(Dataset excerpt)
········

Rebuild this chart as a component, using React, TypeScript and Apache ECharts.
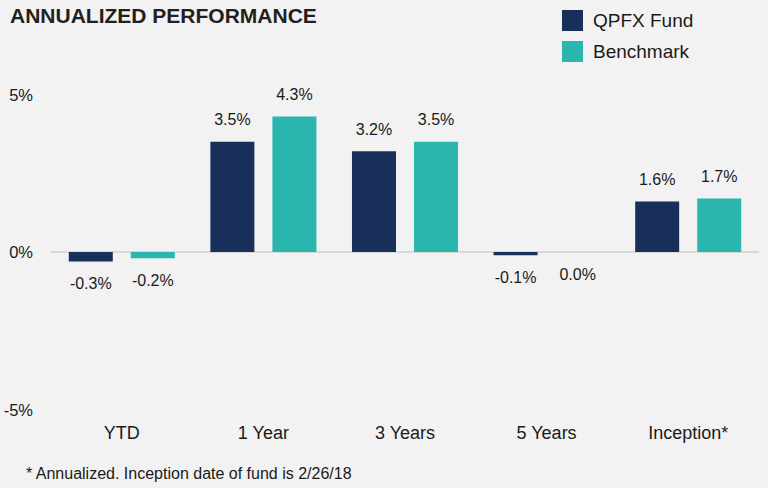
import React, { useEffect, useRef } from "react";
import * as echarts from "echarts";

const categories = ["YTD", "1 Year", "3 Years", "5 Years", "Inception*"];
const fundValues = [-0.3, 3.5, 3.2, -0.1, 1.6];
const benchValues = [-0.2, 4.3, 3.5, 0.0, 1.7];
const seriesNames = ["QPFX Fund", "Benchmark"];
const yTicks = { min: -5, max: 5, interval: 5 };
const titleText = "ANNUALIZED PERFORMANCE";
const footnote = "* Annualized. Inception date of fund is 2/26/18";

const NARROW = "'Liberation Sans Narrow', 'Arial Narrow', 'Liberation Sans', Arial, sans-serif";
const SANS = "'Liberation Sans', Arial, sans-serif";
const TEXT = "#1a1a1a";

function toData(values: number[]) {
  return values.map((v) => ({
    value: v,
    label: { position: v > 0 ? "top" : "bottom" },
  }));
}

export default function App() {
  const ref = useRef<HTMLDivElement>(null);
  useEffect(() => {
    if (!ref.current) return;
    const chart = echarts.init(ref.current, undefined, { renderer: "svg" });
    const labelCfg = {
      show: true,
      distance: 14,
      fontSize: 16,
      fontFamily: NARROW,
      color: TEXT,
      formatter: (p: any) => Number(p.value).toFixed(1) + "%",
    };
    chart.setOption({
      animation: false,
      backgroundColor: "#f2f2f2",
      title: {
        text: titleText,
        left: 10,
        top: 5,
        padding: 0,
        textStyle: { fontSize: 21, fontWeight: "bold", fontFamily: SANS, color: "#231f20" },
      },
      legend: {
        orient: "vertical",
        left: 562,
        top: 10,
        padding: 0,
        itemWidth: 21,
        itemHeight: 21,
        itemGap: 10,
        icon: "rect",
        textStyle: { fontSize: 19, fontFamily: SANS, color: TEXT, padding: [0, 0, 0, 5] },
        data: seriesNames,
      },
      grid: { left: 51, right: 9, top: 94.5, bottom: 78.5, containLabel: false },
      xAxis: {
        type: "category",
        data: categories,
        axisLine: { show: false, onZero: false },
        axisTick: { show: false },
        axisLabel: { margin: 14, fontSize: 18, fontFamily: SANS, color: TEXT },
      },
      yAxis: {
        type: "value",
        min: yTicks.min,
        max: yTicks.max,
        interval: yTicks.interval,
        splitLine: { show: false },
        axisLine: { show: false },
        axisTick: { show: false },
        axisLabel: {
          margin: 18,
          fontSize: 16.5,
          fontFamily: NARROW,
          color: TEXT,
          formatter: (v: number) => v + "%",
        },
      },
      series: [
        {
          name: seriesNames[0],
          type: "bar",
          barWidth: 44,
          barGap: "41%",
          itemStyle: { color: "#182f5a" },
          label: labelCfg,
          data: toData(fundValues),
          markLine: {
            silent: true,
            symbol: "none",
            label: { show: false },
            lineStyle: { color: "#d9d9d9", width: 2, type: "solid" },
            data: [{ yAxis: 0 }],
            z: 1,
          },
          z: 3,
        },
        {
          name: seriesNames[1],
          type: "bar",
          barWidth: 44,
          barGap: "41%",
          itemStyle: { color: "#2ab5ae" },
          label: labelCfg,
          data: toData(benchValues),
          z: 3,
        },
      ],
      graphic: [
        {
          type: "text",
          left: 26,
          top: 465,
          style: { text: footnote, fontSize: 16, fontFamily: SANS, fill: TEXT },
        },
      ],
    });
    return () => chart.dispose();
  }, []);
  return (
    <div
      ref={ref}
      style={{ position: "fixed", left: 0, top: 0, width: 768, height: 488 }}
    />
  );
}
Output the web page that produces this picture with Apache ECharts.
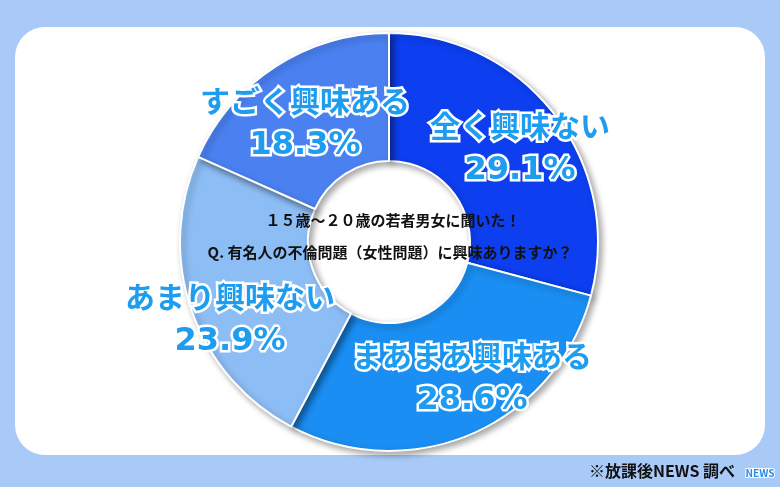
<!DOCTYPE html>
<html>
<head>
<meta charset="utf-8">
<script src="https://cdn.jsdelivr.net/npm/echarts@6/dist/echarts.min.js"></script>
<style>html,body{margin:0;padding:0;background:#a9c9f7;}#c{width:780px;height:487px;}</style>
</head>
<body>
<div id="c"></div>
<script>
var categories = ['全く興味ない', 'まあまあ興味ある', 'あまり興味ない', 'すごく興味ある'];
var values = [29.1, 28.6, 23.9, 18.3];
var titleLines = ['１５歳～２０歳の若者男女に聞いた！', 'Q. 有名人の不倫問題（女性問題）に興味ありますか？'];
var sourceText = '※放課後NEWS 調べ';

var sliceColors = ['#0d3ff0', '#1a8ef2', '#8dbdf5', '#4b80f1'];
var labelPos = [[520, 148], [472, 378], [230, 319], [305, 123]];

var chart = echarts.init(document.getElementById('c'));
var FONT = '"Noto Sans CJK JP", "Noto Sans", sans-serif';
var LBL = {fontWeight: 'bold', color: '#1e9df0', textBorderColor: '#ffffff', textBorderWidth: 5, align: 'center'};
chart.setOption({
  backgroundColor: '#a9c9f7',
  animation: false,
  graphic: [
    {type: 'rect', z: 0, shape: {x: 15, y: 27, width: 750, height: 428, r: 30}, style: {fill: '#ffffff'}},
    {type: 'text', z: 100, x: 393, y: 220, style: {text: titleLines[0], font: 'bold 15px ' + FONT, fill: '#111', align: 'center', verticalAlign: 'middle'}},
    {type: 'text', z: 100, x: 390, y: 252, style: {text: titleLines[1], font: 'bold 15px ' + FONT, fill: '#111', align: 'center', verticalAlign: 'middle'}},
    {type: 'text', z: 100, x: 735, y: 471, style: {text: sourceText, font: 'bold 16px ' + FONT, fill: '#111', align: 'right', verticalAlign: 'middle'}},
    {type: 'text', z: 100, x: 760, y: 473, style: {text: 'NEWS', font: 'bold 10px ' + FONT, fill: '#2a8ae8', stroke: '#fff', lineWidth: 2, align: 'center', verticalAlign: 'middle'}}
  ],
  series: [{
    type: 'pie',
    z: 5,
    center: [389, 242],
    radius: [81, 209],
    startAngle: 90,
    clockwise: true,
    silent: true,
    itemStyle: {borderColor: '#ffffff', borderWidth: 2, shadowBlur: 6, shadowOffsetX: 3, shadowOffsetY: 3, shadowColor: 'rgba(0,0,0,0.35)'},
    label: {
      show: true,
      position: 'inside',
      formatter: function (p) { return '{n|' + p.name + '}\n{v|' + p.value.toFixed(1) + '%}'; },
      rich: {
        n: Object.assign({fontFamily: FONT, fontSize: 30, lineHeight: 45}, LBL),
        v: Object.assign({fontFamily: '"DejaVu Sans", sans-serif', fontSize: 32, lineHeight: 45}, LBL)
      },
      align: 'center'
    },
    labelLine: {show: false},
    labelLayout: function (params) {
      var p = labelPos[params.dataIndex];
      return {x: p[0], y: p[1], align: 'center', verticalAlign: 'middle'};
    },
    data: categories.map(function (n, i) {
      return {name: n, value: values[i], itemStyle: {color: sliceColors[i]}};
    })
  }]
});
</script>
</body>
</html>
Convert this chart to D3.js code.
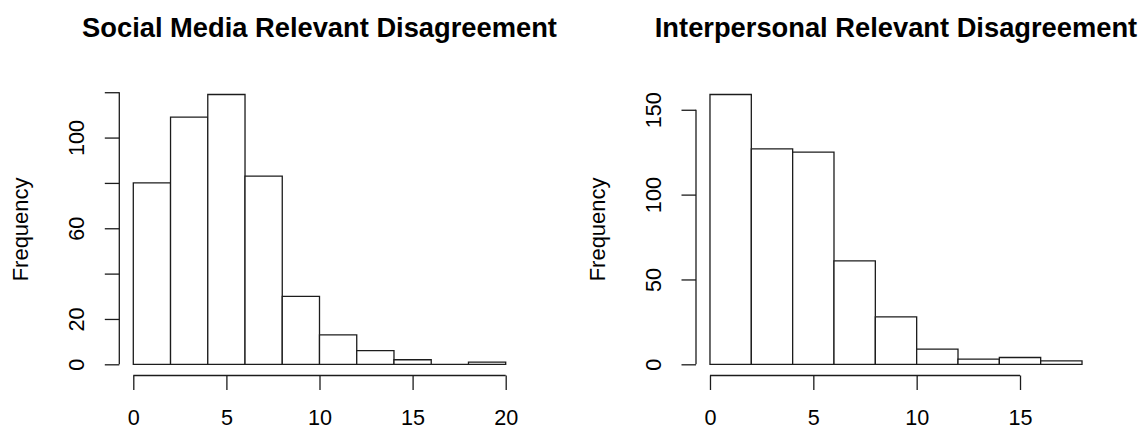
<!DOCTYPE html>
<html>
<head>
<meta charset="utf-8">
<script src="https://cdn.jsdelivr.net/npm/d3@7"></script>
<style>
  body { margin: 0; background: #fff; }
  svg { display: block; font-family: "Liberation Sans", Arial, sans-serif; }
  .tick text { font-size: 21.6px; fill: #000; }
</style>
</head>
<body>
<div id="hists"></div>
<script>

var width = 1148,
height = 429;

// histogram data
var socialBreaks = [0, 2, 4, 6, 8, 10, 12, 14, 16, 18, 20];
var socialCounts = [80, 109, 119, 83, 30, 13, 6, 2, 0, 1];
var socialXTicks = [0, 5, 10, 15, 20];
var socialYTicks = [0, 20, 40, 60, 80, 100, 120];
var socialYLabels = ["0", "20", "", "60", "", "100", ""];

var interBreaks = [0, 2, 4, 6, 8, 10, 12, 14, 16, 18];
var interCounts = [159, 127, 125, 61, 28, 9, 3, 4, 2];
var interXTicks = [0, 5, 10, 15];
var interYTicks = [0, 50, 100, 150];
var interYLabels = ["0", "50", "100", "150"];

var titles = ["Social Media Relevant Disagreement", "Interpersonal Relevant Disagreement"];

var line_colour = "#1c1c1c";
var line_width = 1.3;

var svg = d3.select("#hists")
.append("svg")
.attr("width", width)
.attr("height", height);

svg.append("rect")
.attr("width", width)
.attr("height", height)
.style("fill", "white");

var plotTop = 83.7,
plotBottom = 375.1;

drawHist({
  left: 118.4, right: 520.6,
  breaks: socialBreaks, counts: socialCounts,
  xTicks: socialXTicks, yTicks: socialYTicks, yLabels: socialYLabels,
  title: titles[0]
});

drawHist({
  left: 695.1, right: 1096.9,
  breaks: interBreaks, counts: interCounts,
  xTicks: interXTicks, yTicks: interYTicks, yLabels: interYLabels,
  title: titles[1]
});

function drawHist(p) {

  // R style: 4% padding on both ends of the range
  var lo = p.breaks[0], hi = p.breaks[p.breaks.length - 1];
  var pad = (hi - lo) * 0.04;
  var maxCount = d3.max(p.counts);

  var x = d3.scaleLinear()
  .domain([lo - pad, hi + pad])
  .range([p.left, p.right]);

  var y = d3.scaleLinear()
  .domain([-maxCount * 0.04, maxCount * 1.04])
  .range([plotBottom, plotTop]);

  var g = svg.append("g");

  var bins = p.counts.map(function(c, i) {
    return {x0: p.breaks[i], x1: p.breaks[i + 1], count: c};
  });

  // bars as closed paths so an empty bin still shows as a flat line
  g.selectAll("path.bar")
  .data(bins)
  .enter()
  .append("path")
  .attr("class", "bar")
  .attr("d", function(d) {
    var path = d3.path();
    path.rect(x(d.x0), y(d.count), x(d.x1) - x(d.x0), y(0) - y(d.count));
    return path.toString();
  })
  .style("fill", "white")
  .style("stroke", line_colour)
  .style("stroke-width", line_width);

  // x axis
  var xAxis = d3.axisBottom(x)
  .tickValues(p.xTicks)
  .tickSize(14.5)
  .tickFormat(d3.format("d"));

  var xg = g.append("g")
  .attr("transform", "translate(0," + (plotBottom + 0.4) + ")")
  .call(xAxis);
  xg.select(".domain").remove();
  xg.append("line")
  .attr("x1", x(p.xTicks[0]))
  .attr("x2", x(p.xTicks[p.xTicks.length - 1]));
  xg.selectAll("line")
  .attr("stroke", line_colour)
  .attr("stroke-width", line_width);
  xg.selectAll(".tick text")
  .attr("y", 49.5)
  .attr("dy", null);

  // y axis
  var yAxis = d3.axisLeft(y)
  .tickValues(p.yTicks)
  .tickSize(14.5)
  .tickFormat(function(d, i) { return p.yLabels[i]; });

  var yg = g.append("g")
  .attr("transform", "translate(" + (p.left + 0.9) + ",0)")
  .call(yAxis);
  yg.select(".domain").remove();
  yg.append("line")
  .attr("y1", y(p.yTicks[0]))
  .attr("y2", y(p.yTicks[p.yTicks.length - 1]));
  yg.selectAll("line")
  .attr("stroke", line_colour)
  .attr("stroke-width", line_width);
  yg.selectAll(".tick text")
  .attr("x", 0)
  .attr("y", 0)
  .attr("dy", null)
  .attr("text-anchor", "middle")
  .attr("transform", "translate(-35.5,0) rotate(-90)");

  // y label
  g.append("text")
  .attr("transform", "translate(" + (p.left - 90) + "," + ((plotTop + plotBottom) / 2) + ") rotate(-90)")
  .attr("text-anchor", "middle")
  .style("font-size", "22px")
  .text("Frequency");

  // title
  g.append("text")
  .attr("x", (p.left + p.right) / 2)
  .attr("y", 36.7)
  .attr("text-anchor", "middle")
  .style("font-size", "27.3px")
  .style("font-weight", "bold")
  .text(p.title);
}

</script>
</body>
</html>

········

(WHAT TO WORK ON)
Skip the pictures. Restate exactly the lines from the start of the entries through the line containing "import * as", both ends included.

(THE SOLUTION)
Rebuild this chart as a component, using React, TypeScript and Apache ECharts.
import React, { useEffect, useRef } from "react";
import * as echarts from "echarts";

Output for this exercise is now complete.